Para além do caráter coletivo da proposta arquitetônica, um ponto de destaque foi relativo aos móveis que farão parte das unidades habitacionais. “A habitação de interesse social e de área pequena precisa de um mobiliário específico e adaptado aos espaços. Considero essa a maior contribuição de arquitetas/os para a habitação, pois as pessoas constroem, mas o mobiliário é muito pouco apropriado”, comenta Nabil Bonduki.
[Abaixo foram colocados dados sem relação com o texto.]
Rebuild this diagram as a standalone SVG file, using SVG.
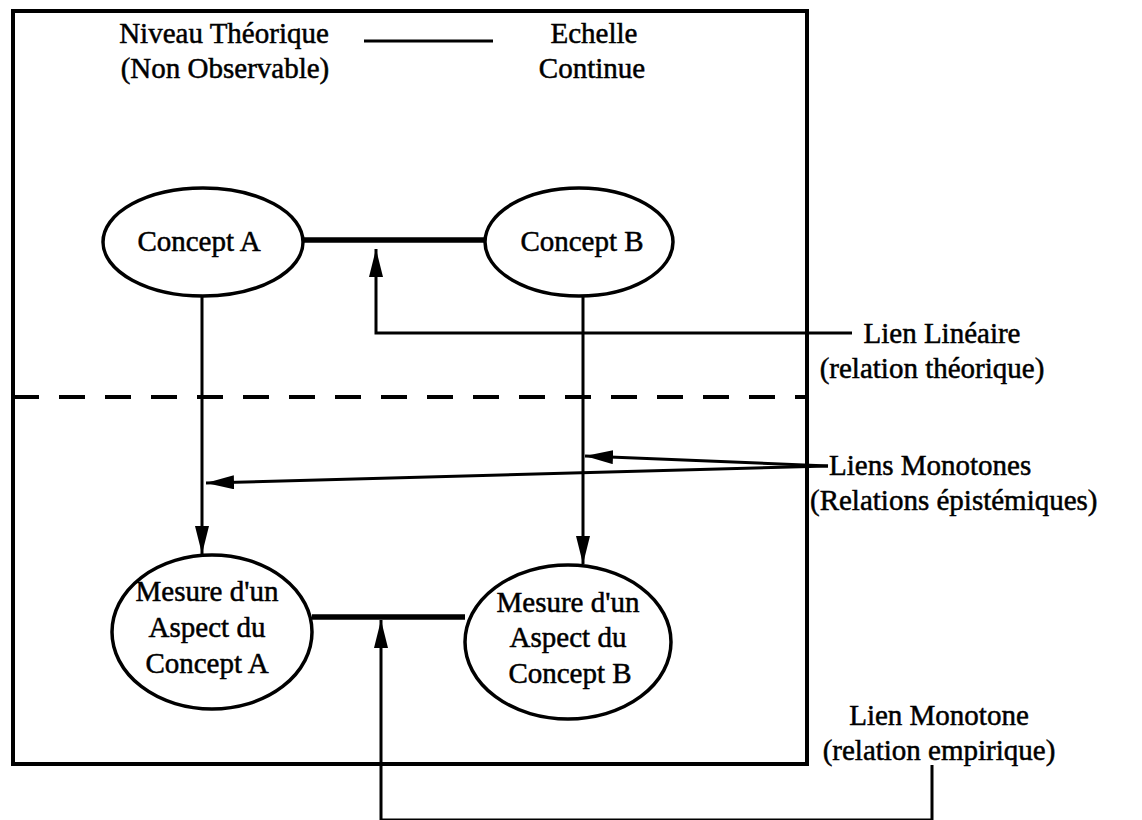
<svg xmlns="http://www.w3.org/2000/svg" width="1142" height="820" viewBox="0 0 1142 820">
<style>
text{font-family:"Liberation Serif","Times New Roman",serif;font-size:29px;fill:#000;stroke:#000;stroke-width:0.5}
.c{text-anchor:middle}
.n{fill:#fff;stroke:#000;stroke-width:3.5}
.l{fill:none;stroke:#000;stroke-width:3}
.t{fill:none;stroke:#000;stroke-width:5.5}
</style>
<defs>
<marker id="ah2" viewBox="0 0 10 10" refX="10" refY="5" markerWidth="28" markerHeight="14" markerUnits="userSpaceOnUse" orient="auto" preserveAspectRatio="none">
<path d="M0,0 L10,5 L0,10 Z" fill="#000"/>
</marker>
</defs>
<rect x="13" y="11" width="794" height="753" fill="none" stroke="#000" stroke-width="4"/>
<g id="legend">
<text x="224" y="43" class="c">Niveau Théorique</text>
<text x="225" y="78" class="c">(Non Observable)</text>
<line x1="364" y1="41" x2="493" y2="41" stroke="#000" stroke-width="3"/>
<text x="594" y="43" class="c">Echelle</text>
<text x="592" y="78" class="c">Continue</text>
</g>
<g id="connectors">
<line x1="303" y1="240" x2="485" y2="240" class="t"/>
<line x1="312" y1="617" x2="465" y2="617" class="t"/>
<path d="M852,333 H376 V249" class="l" marker-end="url(#ah2)"/>
<line x1="13" y1="397" x2="807" y2="397" stroke="#000" stroke-width="4" stroke-dasharray="26,20"/>
<line x1="202" y1="296" x2="202" y2="554" class="l" marker-end="url(#ah2)"/>
<line x1="583" y1="296" x2="583" y2="564" class="l" marker-end="url(#ah2)"/>
<line x1="828" y1="466" x2="585" y2="456" class="l" stroke-width="4" marker-end="url(#ah2)"/>
<line x1="828" y1="466" x2="206" y2="483" class="l" stroke-width="4" marker-end="url(#ah2)"/>
<path d="M932,765 V820 H381 V620" class="l" marker-end="url(#ah2)"/>
</g>
<g id="conceptA">
<ellipse cx="203" cy="242" rx="100" ry="54" class="n"/>
<text x="199" y="251" class="c">Concept A</text>
</g>
<g id="conceptB">
<ellipse cx="579" cy="242" rx="94" ry="54" class="n"/>
<text x="582" y="251" class="c">Concept B</text>
</g>
<g id="mesureA">
<ellipse cx="212" cy="632" rx="100" ry="77" class="n"/>
<text x="207" y="601" class="c">Mesure d'un</text>
<text x="207" y="637" class="c">Aspect du</text>
<text x="207" y="673" class="c">Concept A</text>
</g>
<g id="mesureB">
<ellipse cx="568" cy="642" rx="103" ry="77" class="n"/>
<text x="568" y="612" class="c">Mesure d'un</text>
<text x="568" y="647" class="c">Aspect du</text>
<text x="570" y="683" class="c">Concept B</text>
</g>
<g id="labels">
<text x="942" y="343" class="c">Lien Linéaire</text>
<text x="932" y="378" class="c">(relation théorique)</text>
<text x="829" y="475">Liens Monotones</text>
<text x="810" y="510">(Relations épistémiques)</text>
<text x="939" y="725" class="c">Lien Monotone</text>
<text x="939" y="760" class="c">(relation empirique)</text>
</g>
</svg>
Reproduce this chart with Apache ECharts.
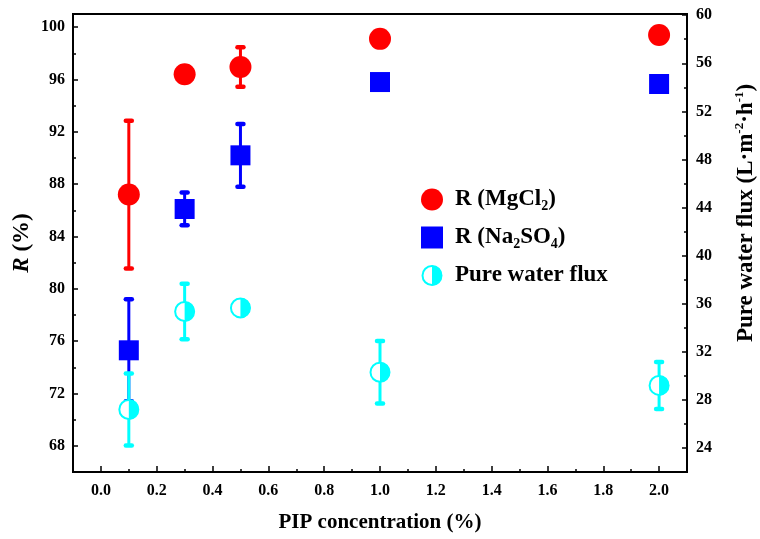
<!DOCTYPE html>
<html>
<head>
<meta charset="utf-8">
<script src="https://cdn.jsdelivr.net/npm/echarts@6/dist/echarts.min.js"></script>
<style>
  html, body { margin: 0; padding: 0; background: #fff; }
  #chart { width: 760px; height: 539px; }
</style>
</head>
<body>
<div id="chart"></div>
<script>
// PIP concentration (%) used for each membrane
const pipConc = [0.1, 0.3, 0.5, 1.0, 2.0];

// Salt rejection R (%) with standard deviations
const rMgCl2 = [87.2, 96.4, 96.95, 99.1, 99.4];
const rMgCl2Err = [5.65, 0.6, 1.5, 0.4, 0.35];
const rNa2SO4 = [75.3, 86.1, 90.2, 95.8, 95.65];
const rNa2SO4Err = [3.9, 1.25, 2.4, 0.3, 0.3];

// Pure water flux (L·m-2·h-1) with standard deviations
const waterFlux = [27.2, 35.35, 35.65, 30.3, 29.2];
const waterFluxErr = [3.0, 2.3, 0.6, 2.6, 1.95];

// Tick positions
const xMajorTicks = [0.0, 0.2, 0.4, 0.6, 0.8, 1.0, 1.2, 1.4, 1.6, 1.8, 2.0];
const xMinorTicks = [0.1, 0.3, 0.5, 0.7, 0.9, 1.1, 1.3, 1.5, 1.7, 1.9];
const rMajorTicks = [68, 72, 76, 80, 84, 88, 92, 96, 100];
const rMinorTicks = [70, 74, 78, 82, 86, 90, 94, 98];
const fluxMajorTicks = [24, 28, 32, 36, 40, 44, 48, 52, 56, 60];
const fluxMinorTicks = [26, 30, 34, 38, 42, 46, 50, 54, 58];

const seriesNames = ['R (MgCl2)', 'R (Na2SO4)', 'Pure water flux'];
const legendLabels = {
  'R (MgCl2)': '{b|R (MgCl}{sub|2}{b|)}',
  'R (Na2SO4)': '{b|R (Na}{sub|2}{b|SO}{sub|4}{b|)}',
  'Pure water flux': '{b|Pure water flux}'
};

const RED = '#ff0000', BLUE = '#0000ff', CYAN = '#00ffff';
const FONT = '"Liberation Serif", "Times New Roman", serif';
const X_RANGE = [-0.1, 2.1];
const R_RANGE = [66, 101];
const FLUX_RANGE = [22, 60.1];

function withError(values, errs) {
  return pipConc.map((x, i) => [x, values[i] - errs[i], values[i] + errs[i]]);
}
function points(values) {
  return pipConc.map((x, i) => [x, values[i]]);
}

function errorBar(color) {
  return function (params, api) {
    const x = api.value(0);
    const lo = api.coord([x, api.value(1)]);
    const hi = api.coord([x, api.value(2)]);
    const hw = 3;
    const cap = { stroke: color, lineWidth: 4.5, lineCap: 'round' };
    return {
      type: 'group',
      children: [
        { type: 'line', shape: { x1: hi[0], y1: hi[1], x2: lo[0], y2: lo[1] }, style: { stroke: color, lineWidth: 3 } },
        { type: 'line', shape: { x1: hi[0] - hw, y1: hi[1], x2: hi[0] + hw, y2: hi[1] }, style: cap },
        { type: 'line', shape: { x1: lo[0] - hw, y1: lo[1], x2: lo[0] + hw, y2: lo[1] }, style: cap }
      ]
    };
  };
}

function halfCircle(params, api) {
  const p = api.coord([api.value(0), api.value(1)]);
  const r = 9.5;
  return {
    type: 'group',
    children: [
      { type: 'circle', shape: { cx: p[0], cy: p[1], r: r }, style: { fill: '#fff', stroke: CYAN, lineWidth: 2 } },
      { type: 'sector', shape: { cx: p[0], cy: p[1], r0: 0, r: r + 0.5, startAngle: -Math.PI / 2, endAngle: Math.PI / 2, clockwise: true }, style: { fill: CYAN } }
    ]
  };
}

const halfIconSvg = "<svg xmlns='http://www.w3.org/2000/svg' width='44' height='44'>" +
  "<circle cx='22' cy='22' r='19' fill='white' stroke='#00ffff' stroke-width='4'/>" +
  "<path d='M22 2 A20 20 0 0 1 22 42 Z' fill='#00ffff'/></svg>";
const halfIcon = 'image://data:image/svg+xml;charset=utf-8,' + encodeURIComponent(halfIconSvg);

const tickLabelStyle = { fontFamily: FONT, fontWeight: 'bold', fontSize: 16, color: '#000' };
const axisLineStyle = { onZero: false, lineStyle: { color: '#000', width: 2 } };

function minorAxis(range, ticks, position) {
  return {
    type: 'value', min: range[0], max: range[1], position: position,
    axisLine: { show: false, onZero: false }, splitLine: { show: false },
    axisLabel: { show: false },
    axisTick: { show: true, inside: true, length: 3, customValues: ticks, lineStyle: { color: '#000', width: 1.5 } }
  };
}

const chart = echarts.init(document.getElementById('chart'));
chart.setOption({
  backgroundColor: '#fff',
  animation: false,
  grid: {
    left: 73, right: 73, top: 14, bottom: 67,
    outerBoundsMode: 'none',
    show: true, borderColor: '#000', borderWidth: 2, backgroundColor: 'transparent'
  },
  legend: {
    orient: 'vertical', left: 416, top: 183,
    itemWidth: 22, itemHeight: 22, itemGap: 13,
    data: [
      { name: seriesNames[0], icon: 'circle' },
      { name: seriesNames[1], icon: 'rect' },
      { name: seriesNames[2], icon: halfIcon }
    ],
    formatter: name => legendLabels[name],
    textStyle: {
      padding: [0, 0, 0, 7],
      rich: {
        b: { fontFamily: FONT, fontWeight: 'bold', fontSize: 23, color: '#000' },
        sub: { fontFamily: FONT, fontWeight: 'bold', fontSize: 14, color: '#000', padding: [13, 0, 0, 0] }
      }
    }
  },
  xAxis: [
    {
      type: 'value', min: X_RANGE[0], max: X_RANGE[1], position: 'bottom',
      name: 'PIP concentration (%)', nameLocation: 'middle', nameGap: 40,
      nameTextStyle: { fontFamily: FONT, fontWeight: 'bold', fontSize: 21, color: '#000' },
      axisLine: axisLineStyle, splitLine: { show: false },
      axisTick: { inside: true, length: 6, customValues: xMajorTicks, lineStyle: { color: '#000', width: 1.5 } },
      axisLabel: { margin: 11, customValues: xMajorTicks, formatter: v => v.toFixed(1), ...tickLabelStyle }
    },
    minorAxis(X_RANGE, xMinorTicks, 'bottom')
  ],
  yAxis: [
    {
      type: 'value', min: R_RANGE[0], max: R_RANGE[1], position: 'left',
      name: '{i|R}{n| (%)}', nameLocation: 'middle', nameGap: 39, nameRotate: 90,
      nameMoveOverlap: false,
      nameTextStyle: {
        rich: {
          i: { fontFamily: FONT, fontWeight: 'bold', fontStyle: 'italic', fontSize: 23, color: '#000' },
          n: { fontFamily: FONT, fontWeight: 'bold', fontSize: 23, color: '#000' }
        }
      },
      axisLine: { show: true, ...axisLineStyle }, splitLine: { show: false },
      axisTick: { inside: true, length: 5, customValues: rMajorTicks, lineStyle: { color: '#000', width: 1.5 } },
      axisLabel: { margin: 8, customValues: rMajorTicks, ...tickLabelStyle }
    },
    {
      type: 'value', min: FLUX_RANGE[0], max: FLUX_RANGE[1], position: 'right',
      name: '{n|Pure water flux (L·m}{sup|-2}{n|·h}{sup|-1}{n|)}', nameLocation: 'middle', nameGap: 46, nameRotate: 90,
      nameTextStyle: {
        padding: [0, 0, 0, 60],
        rich: {
          n: { fontFamily: FONT, fontWeight: 'bold', fontSize: 23, color: '#000' },
          sup: { fontFamily: FONT, fontWeight: 'bold', fontSize: 13, color: '#000', padding: [0, 0, 13, 0] }
        }
      },
      axisLine: { show: true, ...axisLineStyle }, splitLine: { show: false },
      axisTick: { inside: true, length: 5, customValues: fluxMajorTicks, lineStyle: { color: '#000', width: 1.5 } },
      axisLabel: { margin: 9, customValues: fluxMajorTicks, ...tickLabelStyle }
    },
    minorAxis(R_RANGE, rMinorTicks, 'left'),
    minorAxis(FLUX_RANGE, fluxMinorTicks, 'right')
  ],
  series: [
    { name: 'MgCl2 error', type: 'custom', xAxisIndex: 0, yAxisIndex: 0, renderItem: errorBar(RED), data: withError(rMgCl2, rMgCl2Err), silent: true },
    { name: seriesNames[0], type: 'scatter', xAxisIndex: 0, yAxisIndex: 0, symbol: 'circle', symbolSize: 22, itemStyle: { color: RED, opacity: 1 }, data: points(rMgCl2) },
    { name: 'Na2SO4 error', type: 'custom', xAxisIndex: 0, yAxisIndex: 0, renderItem: errorBar(BLUE), data: withError(rNa2SO4, rNa2SO4Err), silent: true },
    { name: seriesNames[1], type: 'scatter', xAxisIndex: 0, yAxisIndex: 0, symbol: 'rect', symbolSize: 20, itemStyle: { color: BLUE, opacity: 1 }, data: points(rNa2SO4) },
    { name: 'Flux error', type: 'custom', xAxisIndex: 0, yAxisIndex: 1, renderItem: errorBar(CYAN), data: withError(waterFlux, waterFluxErr), silent: true },
    { name: seriesNames[2], type: 'custom', xAxisIndex: 0, yAxisIndex: 1, renderItem: halfCircle, itemStyle: { color: CYAN }, data: points(waterFlux) }
  ]
});
</script>
</body>
</html>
Acessibilidade em sentido amplo
A proposta do escritório Apparatus Architects & Alvaro Arancibia colocou o pátio como elemento central para organizar as unidades habitacionais e a área comercial. Essa dinâmica vale para transformá-lo em ponto de conexão do espaço público com o privado. A acessibilidade tem lugar de destaque graças à inclusão de um elevador no projeto dos prédios.
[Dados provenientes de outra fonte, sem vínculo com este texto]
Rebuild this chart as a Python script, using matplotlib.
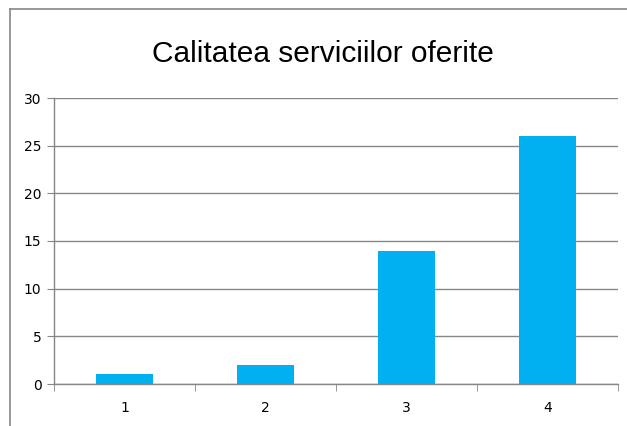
import matplotlib.pyplot as plt
from matplotlib.lines import Line2D
import numpy as np

categories = ["1", "2", "3", "4"]
values = [1, 2, 14, 26]
y_ticks = [0, 5, 10, 15, 20, 25, 30]

W, H = 627, 426
fig = plt.figure(figsize=(W / 100, H / 100), dpi=100)
ax = fig.add_axes([54 / W, 1 - 384 / H, 564 / W, 286 / H])

gray = "#868686"
x = np.arange(len(categories))
ax.bar(x, values, width=0.4, color="#00B0F0", zorder=3)

ax.set_xlim(-0.5, len(categories) - 0.5)
ax.set_ylim(0, 30)
ax.set_yticks(y_ticks)
ax.set_xticks(x)
ax.set_xticklabels(categories)
ax.set_xticks(np.arange(len(categories) + 1) - 0.5, minor=True)

ax.grid(axis="y", color=gray, linewidth=1, zorder=0)
for s in ["top", "right"]:
    ax.spines[s].set_visible(False)
for s in ["left", "bottom"]:
    ax.spines[s].set_color(gray)
    ax.spines[s].set_linewidth(1)

ax.tick_params(axis="y", length=5, color=gray, labelsize=10, pad=4)
ax.tick_params(axis="x", which="major", length=0, labelsize=10, pad=12)
ax.tick_params(axis="x", which="minor", length=5, color=gray)

fig.text(323 / W, 1 - 62 / H, "Calitatea serviciilor oferite", fontsize=21.5,
         family=["Liberation Sans", "DejaVu Sans"], ha="center", va="baseline")

# chart border (cropped at right and bottom)
fig.add_artist(Line2D([10 / W, 10 / W], [0, 1 - 9 / H], color=gray, linewidth=1.2))
fig.add_artist(Line2D([10 / W, 1], [1 - 9 / H, 1 - 9 / H], color=gray, linewidth=1.2))

fig.savefig("out.png", dpi=100)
Outros pontos abrangem hortas coletivas na cobertura e um parque próximo à linha do trem. De acordo com Filipe Lourenço, sócio do escritório, a análise geolocalizada foi importante para desenvolver a proposta com base nas necessidades da população e “propor o que consideramos uma solução adequada na resolução e na proposta do impacto urbano para ligar as duas partes.”
Durante a avaliação da equipe julgadora, a relação entre o território e a mobilidade por meio da passarela teve destaque. “Talvez agora seja um pouco óbvio, mas o problema não está na passarela. O problema está na costura do território. A oportunidade que está lá não é consequência de um raciocínio claro sobre o tecido urbano”, completa Vinicius Andrade.